Many Republicans personally trust or admire Putin. Seventy-five percent of Democrats agree that he “poses a threat to the United States,” but only 60 percent of Republicans do. Twenty percent of Republicans and Republican leaners, compared to 12 percent of Democrats and Democratic leaners, are confident that he’ll “do the right thing regarding world affairs.” More than 60 percent of Democrats view Putin very unfavorably, but only 30 percent to 40 percent of Republicans do. In two polls taken this week—one by Morning Consult for Politico, the other by YouGov for the Economist—Putin has a better net favorable rating among Republicans than Biden does, by margins of 16 and 22 points, respectively.

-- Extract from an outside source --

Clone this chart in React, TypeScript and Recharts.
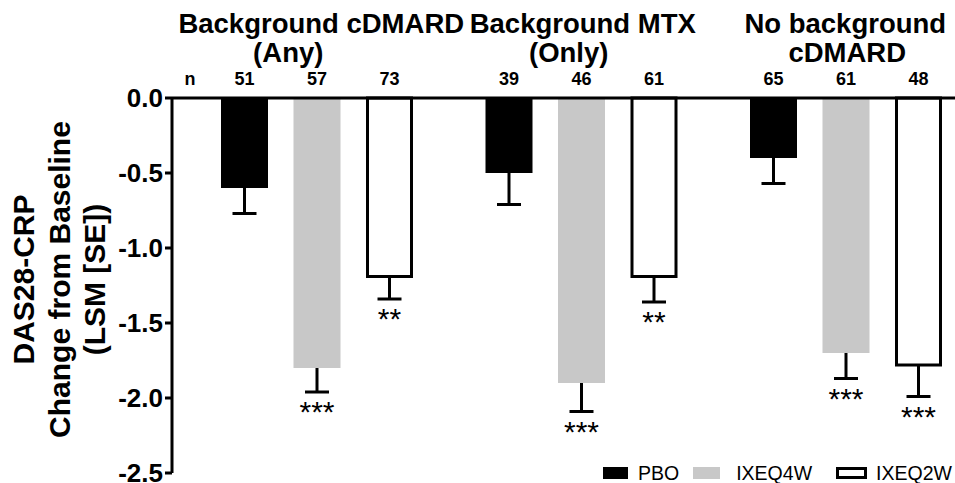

These soft attitudes weaken Biden’s hand. They indicate to the Kremlin that when Biden threatens to use force or impose sanctions, Republicans won’t back him. Last year, in a Chicago Council poll, most Democrats endorsed the use of American troops to defend our Baltic allies from Russian invasion, but most Republicans didn’t. In April, when an Economist/YouGov survey asked about new sanctions the U.S. imposed on Russia over hacking allegations, three-quarters of Democrats supported the sanctions, but fewer than half of Republicans did.
Trump has also turned Republicans against NATO. At the outset of his presidency, Republicans viewed NATO more favorably than unfavorably. Within a year, his propaganda against the alliance and its member states had reversed that. In 2017, Republicans opposed withdrawal from NATO by a ratio of more than two to one; a year later, on the same question, they were evenly divided.